*DATA:*
--------
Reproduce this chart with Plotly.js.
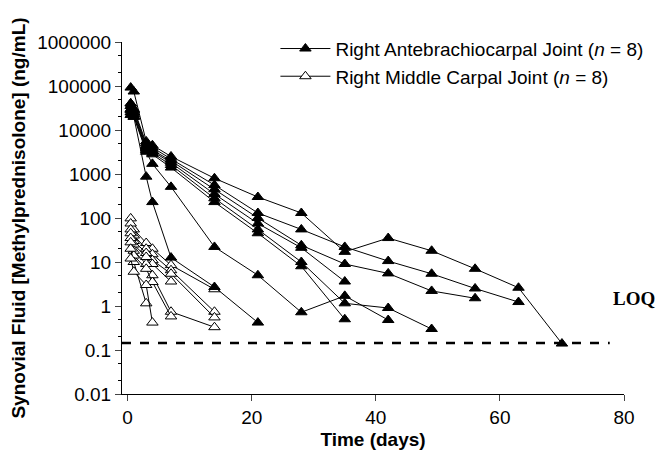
<!DOCTYPE html>
<html><head><meta charset="utf-8">
<script src="https://cdn.plot.ly/plotly-3.0.1.min.js"></script>
<style>html,body{margin:0;padding:0;background:#fff}#chart{width:660px;height:451px}</style>
</head><body><div id="chart"></div><script>
const seriesNames = ["Right Antebrachiocarpal Joint (<i>n</i> = 8)", "Right Middle Carpal Joint (<i>n</i> = 8)"];

// Right antebrachiocarpal joint: one array of days and concentrations per horse
const abcDays = [
  [0.5,1,3,4,7,14,21,28,35,42,49,56,63,70],
  [0.5,1,3,4,7,14,21,28,35,42,49,56,63],
  [0.5,1,3,4,7,14,21,28,35,42,49,56],
  [0.5,1,3,4,7,14,21,28,35],
  [0.5,1,3,4,7,14,21,28,35,42,49],
  [0.5,1,3,4,7,14,21,28,35],
  [0.5,1,3,4,7,14,21,28,35,42],
  [0.5,1,3,4,7,14,21]
];
const abcConc = [
  [92000,75000,5500,4500,2500,800,300,130,17,35,18,7,2.6,0.14],
  [40000,30000,5000,4000,2200,560,130,55,22,10.5,5.4,2.5,1.23],
  [35000,28000,4500,3500,2000,450,100,24,9,5.5,2.2,1.5],
  [30000,25000,4200,3300,1800,350,75,21,3.6],
  [28000,23000,3800,3000,1600,280,55,10,1.15,0.9,0.3],
  [25000,21000,3500,2800,1400,230,45,8,0.5],
  [22000,20000,3200,1700,510,22,5,0.72,1.7,0.48],
  [40000,20000,870,230,12.6,2.7,0.42]
];

// Right middle carpal joint
const mcDays = [
  [0.5,1,3,4,7,14],
  [0.5,1,3,4,7,14],
  [0.5,1,3,4,7,14],
  [0.5,1,3,4,7],
  [0.5,1,3,4,7,14],
  [0.5,1,3,4,7],
  [0.5,1,3],
  [0.5,1,3,4]
];
const mcConc = [
  [98,55,27,20,8.5,2.4],
  [75,40,20,15,6.5,0.74],
  [55,30,16,11,5.4,0.55],
  [45,25,13,9,3.6],
  [35,18,9,5,0.74,0.33],
  [28,14,7,3.5,0.58],
  [20,10,1.15],
  [12,6,3,0.42]
];

const loqValue = 0.145;
const loqDays = [-0.9, 77.7];
const yTickVals = [0.01,0.1,1,10,100,1000,10000,100000,1000000];
const yTickText = ["0.01","0.1","1","10","100","1000","10000","100000","1000000"];
const xTickVals = [0,20,40,60,80];

const traces = [];
mcDays.forEach((d,i)=>{
  traces.push({x:d, y:mcConc[i], type:'scatter', mode:'lines+markers',
    name:seriesNames[1], legendgroup:'mc', showlegend:i===0, legendrank:2,
    line:{color:'black', width:1},
    marker:{symbol:'triangle-up', size:10, color:'white', line:{color:'black', width:1}}});
});
abcDays.forEach((d,i)=>{
  traces.push({x:d, y:abcConc[i], type:'scatter', mode:'lines+markers',
    name:seriesNames[0], legendgroup:'abc', showlegend:i===0, legendrank:1,
    line:{color:'black', width:1},
    marker:{symbol:'triangle-up', size:10, color:'black', line:{color:'black', width:1}}});
});
traces.push({x:loqDays, y:[loqValue,loqValue], type:'scatter', mode:'lines', showlegend:false,
  hoverinfo:'skip', line:{color:'black', width:2.5, dash:'dash'}});

const font = {family:'"Liberation Sans", Arial, sans-serif', color:'black'};
const layout = {
  width:660, height:451,
  margin:{l:122, r:35, t:42, b:57},
  paper_bgcolor:'white', plot_bgcolor:'white',
  font:Object.assign({size:19}, font),
  showlegend:true,
  legend:{x:0.305, y:1.035, xanchor:'left', yanchor:'top', bgcolor:'rgba(0,0,0,0)',
    font:Object.assign({size:19}, font), itemwidth:50, tracegroupgap:0},
  xaxis:{type:'linear', range:[-0.9,80], tickvals:xTickVals, ticks:'outside', ticklen:6,
    showline:true, linecolor:'black', linewidth:1, showgrid:false, zeroline:false,
    tickfont:Object.assign({size:19}, font),
    title:{text:'<b>Time (days)</b>', font:Object.assign({size:19}, font), standoff:5}},
  yaxis:{type:'log', range:[-2,6], tickvals:yTickVals, ticktext:yTickText, ticks:'outside', ticklen:6,
    showline:true, linecolor:'black', linewidth:1, showgrid:false, zeroline:false,
    tickfont:Object.assign({size:19}, font),
    minor:{ticks:'outside', ticklen:3, tickcolor:'black', showgrid:false},
    title:{text:'<b>Synovial Fluid [Methylprednisolone] (ng/mL)</b>', font:Object.assign({size:19}, font), standoff:6}},
  annotations:[{xref:'paper', yref:'paper', x:1.02, y:0.27, xanchor:'center', yanchor:'middle',
    text:'<b>LOQ</b>', showarrow:false, font:{family:'"Liberation Serif", "Times New Roman", serif', size:19, color:'black'}}]
};
Plotly.newPlot('chart', traces, layout, {staticPlot:true, displayModeBar:false});
</script></body></html>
--------
*TASK REQUIREMENTS:* Skip the pictures, then retype every line above exactly.

*EXERCISE RESPONSE:*
Reproduce this chart with Plotly.js.
<!DOCTYPE html>
<html><head><meta charset="utf-8">
<script src="https://cdn.plot.ly/plotly-3.0.1.min.js"></script>
<style>html,body{margin:0;padding:0;background:#fff}#chart{width:660px;height:451px}</style>
</head><body><div id="chart"></div><script>
const seriesNames = ["Right Antebrachiocarpal Joint (<i>n</i> = 8)", "Right Middle Carpal Joint (<i>n</i> = 8)"];

// Right antebrachiocarpal joint: one array of days and concentrations per horse
const abcDays = [
  [0.5,1,3,4,7,14,21,28,35,42,49,56,63,70],
  [0.5,1,3,4,7,14,21,28,35,42,49,56,63],
  [0.5,1,3,4,7,14,21,28,35,42,49,56],
  [0.5,1,3,4,7,14,21,28,35],
  [0.5,1,3,4,7,14,21,28,35,42,49],
  [0.5,1,3,4,7,14,21,28,35],
  [0.5,1,3,4,7,14,21,28,35,42],
  [0.5,1,3,4,7,14,21]
];
const abcConc = [
  [92000,75000,5500,4500,2500,800,300,130,17,35,18,7,2.6,0.14],
  [40000,30000,5000,4000,2200,560,130,55,22,10.5,5.4,2.5,1.23],
  [35000,28000,4500,3500,2000,450,100,24,9,5.5,2.2,1.5],
  [30000,25000,4200,3300,1800,350,75,21,3.6],
  [28000,23000,3800,3000,1600,280,55,10,1.15,0.9,0.3],
  [25000,21000,3500,2800,1400,230,45,8,0.5],
  [22000,20000,3200,1700,510,22,5,0.72,1.7,0.48],
  [40000,20000,870,230,12.6,2.7,0.42]
];

// Right middle carpal joint
const mcDays = [
  [0.5,1,3,4,7,14],
  [0.5,1,3,4,7,14],
  [0.5,1,3,4,7,14],
  [0.5,1,3,4,7],
  [0.5,1,3,4,7,14],
  [0.5,1,3,4,7],
  [0.5,1,3],
  [0.5,1,3,4]
];
const mcConc = [
  [98,55,27,20,8.5,2.4],
  [75,40,20,15,6.5,0.74],
  [55,30,16,11,5.4,0.55],
  [45,25,13,9,3.6],
  [35,18,9,5,0.74,0.33],
  [28,14,7,3.5,0.58],
  [20,10,1.15],
  [12,6,3,0.42]
];

const loqValue = 0.145;
const loqDays = [-0.9, 77.7];
const yTickVals = [0.01,0.1,1,10,100,1000,10000,100000,1000000];
const yTickText = ["0.01","0.1","1","10","100","1000","10000","100000","1000000"];
const xTickVals = [0,20,40,60,80];

const traces = [];
mcDays.forEach((d,i)=>{
  traces.push({x:d, y:mcConc[i], type:'scatter', mode:'lines+markers',
    name:seriesNames[1], legendgroup:'mc', showlegend:i===0, legendrank:2,
    line:{color:'black', width:1},
    marker:{symbol:'triangle-up', size:10, color:'white', line:{color:'black', width:1}}});
});
abcDays.forEach((d,i)=>{
  traces.push({x:d, y:abcConc[i], type:'scatter', mode:'lines+markers',
    name:seriesNames[0], legendgroup:'abc', showlegend:i===0, legendrank:1,
    line:{color:'black', width:1},
    marker:{symbol:'triangle-up', size:10, color:'black', line:{color:'black', width:1}}});
});
traces.push({x:loqDays, y:[loqValue,loqValue], type:'scatter', mode:'lines', showlegend:false,
  hoverinfo:'skip', line:{color:'black', width:2.5, dash:'dash'}});

const font = {family:'"Liberation Sans", Arial, sans-serif', color:'black'};
const layout = {
  width:660, height:451,
  margin:{l:122, r:35, t:42, b:57},
  paper_bgcolor:'white', plot_bgcolor:'white',
  font:Object.assign({size:19}, font),
  showlegend:true,
  legend:{x:0.305, y:1.035, xanchor:'left', yanchor:'top', bgcolor:'rgba(0,0,0,0)',
    font:Object.assign({size:19}, font), itemwidth:50, tracegroupgap:0},
  xaxis:{type:'linear', range:[-0.9,80], tickvals:xTickVals, ticks:'outside', ticklen:6,
    showline:true, linecolor:'black', linewidth:1, showgrid:false, zeroline:false,
    tickfont:Object.assign({size:19}, font),
    title:{text:'<b>Time (days)</b>', font:Object.assign({size:19}, font), standoff:5}},
  yaxis:{type:'log', range:[-2,6], tickvals:yTickVals, ticktext:yTickText, ticks:'outside', ticklen:6,
    showline:true, linecolor:'black', linewidth:1, showgrid:false, zeroline:false,
    tickfont:Object.assign({size:19}, font),
    minor:{ticks:'outside', ticklen:3, tickcolor:'black', showgrid:false},
    title:{text:'<b>Synovial Fluid [Methylprednisolone] (ng/mL)</b>', font:Object.assign({size:19}, font), standoff:6}},
  annotations:[{xref:'paper', yref:'paper', x:1.02, y:0.27, xanchor:'center', yanchor:'middle',
    text:'<b>LOQ</b>', showarrow:false, font:{family:'"Liberation Serif", "Times New Roman", serif', size:19, color:'black'}}]
};
Plotly.newPlot('chart', traces, layout, {staticPlot:true, displayModeBar:false});
</script></body></html>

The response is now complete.